I don’t know about you, but I was shocked to see a whole section of The Commons devoted to what happened 2 years ago. Did you know that this was brewing? I had no clue. And I wrote something like 22 posts on the Co-op tragedy.

At first I felt left out, but as I read deeper, I knew it wasn’t for me.  For starters, I didn’t know Richard intimately, and I didn’t know Michael at all. I didn’t even recognize his name–or his face; which was odd, given how the faces at the Co-op become friends, and given how long Michael had apparently worked there.

I remember how relieved I was to find out that it wasn’t Alex. I’ve always liked Alex. I don’t know him intimately either, but I have interacted with him over the years in a number of different capacities–as an employee, as a shopper, as a member, as a blogger–and my sense of him is stable and kind and thoughtful.

But what does that matter? No one deserves to be killed. And anyone can point fingers. And find fault. In any direction.

There seems to be a lot of finger pointing in the Special Focus section of the Commons, and in the end, it left me feeling yucky inside. And dirty.

But that doesn’t mean that I don’t value what they had to offer. I do. I think it was bold to share the voice of a killer, to keep him a part of the community, to humanize him and his friends and his family. I think every person deserves that. Or at least, I think it benefits the rest of us to tap that connection, whether or not it is deserved.

But overall, I think the section devoted too much time to “how” the Co-op played a part in Richard’s action.

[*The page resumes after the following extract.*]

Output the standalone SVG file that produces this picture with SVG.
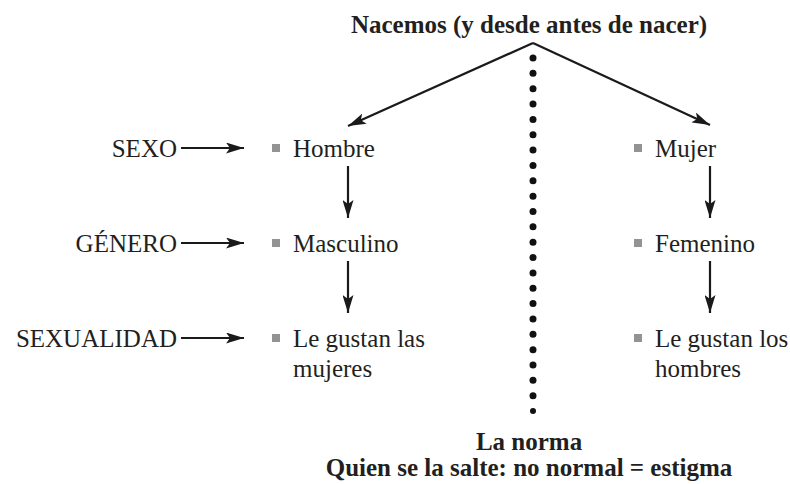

It’s not that this didn’t cross my mind as well. I was mad at the Co-op. Mad on behalf of Richard. Mad on behalf of all of us who had to endure such a devastating impact. (Not to mention what the family and friends and co-workers of Michael Martin have to endure–forever.)

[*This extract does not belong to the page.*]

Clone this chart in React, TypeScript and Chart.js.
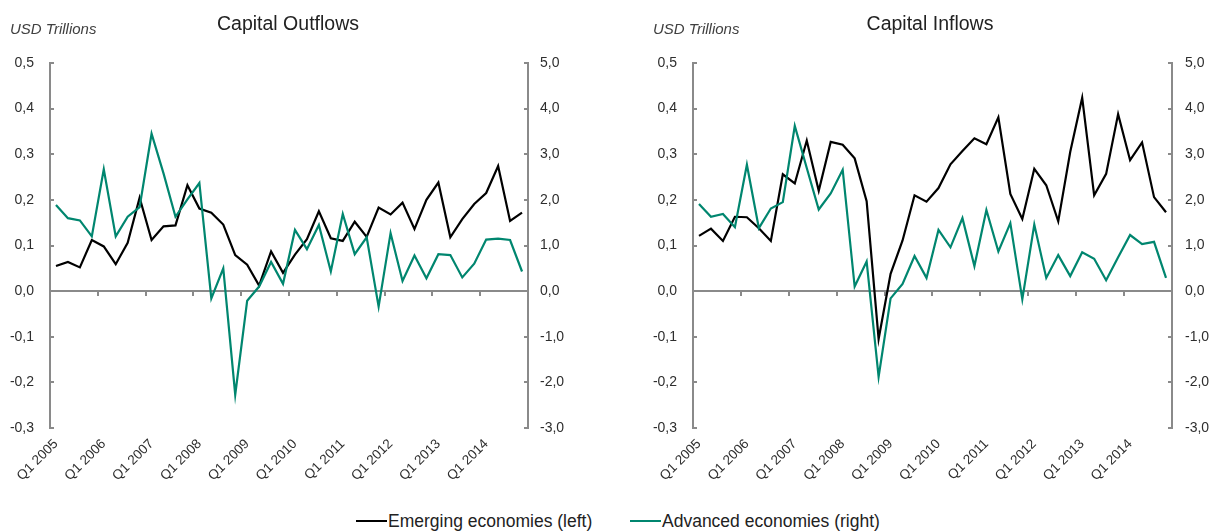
import React, { useEffect, useRef } from 'react';
import { Chart, registerables } from 'chart.js';

Chart.register(...registerables);

const years: string[] = ['2005', '2006', '2007', '2008', '2009', '2010', '2011', '2012', '2013', '2014'];
const quarterNames: string[] = ['Q1', 'Q2', 'Q3', 'Q4'];
const categories: string[] = years.flatMap((y) => quarterNames.map((q) => `${q} ${y}`));

// Capital Outflows
const outflowEmerging: number[] = [
  0.055, 0.064, 0.052, 0.112, 0.098, 0.059, 0.106, 0.205, 0.112, 0.142,
  0.144, 0.232, 0.181, 0.172, 0.146, 0.079, 0.058, 0.012, 0.087, 0.040,
  0.080, 0.114, 0.175, 0.116, 0.110, 0.152, 0.119, 0.183, 0.168, 0.194,
  0.136, 0.200, 0.238, 0.118, 0.158, 0.191, 0.215, 0.274, 0.154, 0.172,
];
const outflowAdvanced: number[] = [
  1.89, 1.60, 1.55, 1.20, 2.67, 1.20, 1.63, 1.84, 3.45, 2.58,
  1.63, 2.01, 2.37, -0.16, 0.50, -2.27, -0.21, 0.10, 0.64, 0.16,
  1.34, 0.92, 1.45, 0.43, 1.69, 0.81, 1.18, -0.34, 1.27, 0.22,
  0.78, 0.28, 0.81, 0.79, 0.30, 0.60, 1.13, 1.15, 1.12, 0.43,
];

// Capital Inflows
const inflowEmerging: number[] = [
  0.121, 0.137, 0.110, 0.163, 0.162, 0.138, 0.110, 0.256, 0.236, 0.330,
  0.220, 0.327, 0.321, 0.291, 0.197, -0.105, 0.038, 0.111, 0.210, 0.196,
  0.226, 0.278, 0.307, 0.335, 0.322, 0.381, 0.213, 0.158, 0.268, 0.232,
  0.153, 0.305, 0.424, 0.210, 0.257, 0.388, 0.287, 0.326, 0.206, 0.173,
];
const inflowAdvanced: number[] = [
  1.91, 1.63, 1.69, 1.40, 2.77, 1.38, 1.81, 1.95, 3.62, 2.70,
  1.79, 2.14, 2.66, 0.10, 0.65, -1.88, -0.16, 0.16, 0.77, 0.29,
  1.34, 0.96, 1.60, 0.55, 1.78, 0.87, 1.49, -0.18, 1.46, 0.29,
  0.79, 0.33, 0.85, 0.71, 0.24, 0.74, 1.23, 1.03, 1.08, 0.29,
];

const leftAxisTicks = { min: -0.3, max: 0.5, step: 0.1 };
const rightAxisTicks = { min: -3, max: 5, step: 1 };

const GREEN = '#00866f';
const AXIS = '#8a8a8a';
const TEXT = '#2e2e2e';
const FONT = '"Liberation Sans", Arial, sans-serif';

const CANVAS_H = 490;
const PLOT_TOP = 63;
const PLOT_BOTTOM = 428;

const fmt = (v: number | string) => {
  let n = Number(v);
  if (Math.abs(n) < 1e-9) n = 0;
  return n.toFixed(1).replace('.', ',');
};

const axisDeco = {
  id: 'axisDeco',
  beforeDatasetsDraw(chart: any) {
    const { ctx, chartArea, scales } = chart;
    const { left, right, top, bottom } = chartArea;
    const x = scales.x;
    const y = scales.y;
    const y1 = scales.y1;
    ctx.save();
    ctx.strokeStyle = AXIS;
    ctx.lineWidth = 2;
    ctx.lineCap = 'butt';
    const line = (x0: number, yA: number, x1: number, yB: number) => {
      ctx.beginPath();
      ctx.moveTo(x0, yA);
      ctx.lineTo(x1, yB);
      ctx.stroke();
    };
    line(left, top - 1, left, bottom + 1);
    line(right, top - 1, right, bottom + 1);
    y.ticks.forEach((t: any) => {
      const py = Math.round(y.getPixelForValue(t.value));
      line(left, py, left + 4, py);
    });
    y1.ticks.forEach((t: any) => {
      const py = Math.round(y1.getPixelForValue(t.value));
      line(right - 4, py, right, py);
    });
    const y0 = Math.round(y.getPixelForValue(0));
    line(left, y0, right, y0);
    const step = x.getPixelForValue(1) - x.getPixelForValue(0);
    for (let i = 0; i <= categories.length; i += 4) {
      const px = Math.round(x.getPixelForValue(i) - step / 2);
      line(px, y0, px, y0 + 5);
    }
    ctx.restore();
  },
};

type PanelProps = {
  left: number;
  width: number;
  rightAxisWidth: number;
  rightPad: number;
  emerging: number[];
  advanced: number[];
};

function Panel({ left, width, rightAxisWidth, rightPad, emerging, advanced }: PanelProps) {
  const ref = useRef<HTMLCanvasElement>(null);
  useEffect(() => {
    const tickFont = { family: FONT, size: 14 };
    const chart = new Chart(ref.current as HTMLCanvasElement, {
      type: 'line',
      data: {
        labels: categories,
        datasets: [
          {
            label: 'Advanced economies (right)',
            data: advanced,
            yAxisID: 'y1',
            borderColor: GREEN,
            backgroundColor: GREEN,
            borderWidth: 2.2,
            pointRadius: 0,
            tension: 0,
          },
          {
            label: 'Emerging economies (left)',
            data: emerging,
            yAxisID: 'y',
            borderColor: '#000000',
            backgroundColor: '#000000',
            borderWidth: 2.2,
            pointRadius: 0,
            tension: 0,
          },
        ],
      },
      options: {
        responsive: false,
        maintainAspectRatio: false,
        animation: false,
        layout: { padding: { top: PLOT_TOP, left: 0, right: 0, bottom: 0 } },
        plugins: {
          legend: { display: false },
          tooltip: { enabled: false },
          title: { display: false },
        },
        scales: {
          x: {
            type: 'category',
            offset: true,
            grid: { display: false, drawTicks: false },
            border: { display: false },
            ticks: {
              autoSkip: false,
              minRotation: 45,
              maxRotation: 45,
              padding: 8,
              color: TEXT,
              font: { family: FONT, size: 13.5 },
              callback: (_v: any, i: number) => (i % 4 === 0 ? categories[i] : ''),
            },
            afterFit: (s: any) => {
              s.height = CANVAS_H - PLOT_BOTTOM;
            },
          },
          y: {
            position: 'left',
            min: leftAxisTicks.min,
            max: leftAxisTicks.max,
            grid: { display: false, drawTicks: false },
            border: { display: false },
            ticks: {
              stepSize: leftAxisTicks.step,
              padding: 16,
              color: TEXT,
              font: tickFont,
              callback: (v: any) => fmt(v),
            },
            afterFit: (s: any) => {
              s.width = 50;
            },
          },
          y1: {
            position: 'right',
            min: rightAxisTicks.min,
            max: rightAxisTicks.max,
            grid: { display: false, drawTicks: false },
            border: { display: false },
            ticks: {
              stepSize: rightAxisTicks.step,
              padding: rightPad,
              color: TEXT,
              font: tickFont,
              callback: (v: any) => fmt(v),
            },
            afterFit: (s: any) => {
              s.width = rightAxisWidth;
            },
          },
        },
      } as any,
      plugins: [axisDeco],
    });
    return () => chart.destroy();
  }, []);
  return (
    <canvas
      ref={ref}
      width={width}
      height={CANVAS_H}
      style={{ position: 'absolute', left, top: 0, width, height: CANVAS_H }}
    />
  );
}

const textBase: React.CSSProperties = {
  position: 'absolute',
  fontFamily: FONT,
  lineHeight: 1,
  whiteSpace: 'nowrap',
  color: TEXT,
};

export default function App() {
  return (
    <div
      style={{
        position: 'absolute',
        left: 0,
        top: 0,
        width: 1213,
        height: 531,
        overflow: 'hidden',
        background: '#ffffff',
      }}
    >
      <Panel left={0} width={606} rightAxisWidth={78} rightPad={12} emerging={outflowEmerging} advanced={outflowAdvanced} />
      <Panel left={643} width={570} rightAxisWidth={41} rightPad={13} emerging={inflowEmerging} advanced={inflowAdvanced} />

      <div style={{ ...textBase, left: 10, top: 21, fontSize: 15, fontStyle: 'italic', color: '#404040' }}>USD Trillions</div>
      <div style={{ ...textBase, left: 188, width: 200, textAlign: 'center', top: 14, fontSize: 19.5, color: '#222' }}>
        Capital Outflows
      </div>
      <div style={{ ...textBase, left: 653, top: 21, fontSize: 15, fontStyle: 'italic', color: '#404040' }}>USD Trillions</div>
      <div style={{ ...textBase, left: 830, width: 200, textAlign: 'center', top: 14, fontSize: 19.5, color: '#222' }}>
        Capital Inflows
      </div>

      <div style={{ position: 'absolute', left: 356, top: 520, width: 31, height: 1.5, background: '#000' }} />
      <div style={{ ...textBase, left: 388, top: 512.5, fontSize: 17.5, color: '#222' }}>Emerging economies (left)</div>
      <div style={{ position: 'absolute', left: 630, top: 520, width: 31, height: 1.5, background: GREEN }} />
      <div style={{ ...textBase, left: 662, top: 512.5, fontSize: 17.5, color: '#222' }}>Advanced economies (right)</div>
    </div>
  );
}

Can’t the Co-op be better than this, I thought. Aren’t they supposed to be? Why didn’t they see this coming?

But as the events of August 2011 receded, those rants softened, and what was left was Richard’s culpability. (No matter what was happening at work.)

That’s my bias.

If his wife had no idea that he could act like this, if he had no idea, how was the Co-op supposed to know? Do we maybe expect too much from it? It is, after all, a grocery store.

I have friends who have stopped shopping there over the years. They don’t like its politics. “How do you like the politics of Price Chopper?” I ask.

Relationships are messy. Families are complicated. Organizations with relationships, like a family, are… Impossible? Worthy? Complex.

I worked at the Co-op, for a handful of years, part-time, and honestly didn’t love it in the end. I’d always been one of those employees with glowing reviews, typically in leadership positions, but that was before I became a parent; and this was one of my first times as an hourly employee.  In many ways, I didn’t like how I was treated, and I thought to myself, even though I’m not a professional, I deserve respect.

I went to the management because I cared about the Co-op and wanted it to be an exceptionally good place to work; and they listened. Alex listened. Another manager stepped in on my behalf, and I felt heard and supported. But ultimately, I chose to leave, because little changed in my department, and despite my writing to Human Resources, no one seemed to care. (Lots of people left before me, and lots would leave after.)

I think it’s a worthy cause to look at the work place issues that surrounded this tragedy. I really do. I think it’s okay to air the dirty laundry. But I think it’s misguided to give so much attention to explaining what led to Richard’s action–on the outside, when to me it has everything to do with what was going on inside–of him. (And I think it’s odd that a smiling photo of him highlights it all.)

As someone who wrote profusely about the tragedy, I was approached by many who wanted to confide their views (on and off the record.) I heard how terrible it was to work with Michael. I heard how terrible it was to work with Richard. I heard how terrible it was to work at the Co-op. I heard how wonderful the Co-op was.

The only thing in my mind that was definitive was: Richard’s act and Michael’s death.

The editor of the Commons asks, What can we learn?

What I learned is that we each need to be responsible for what eats us up inside.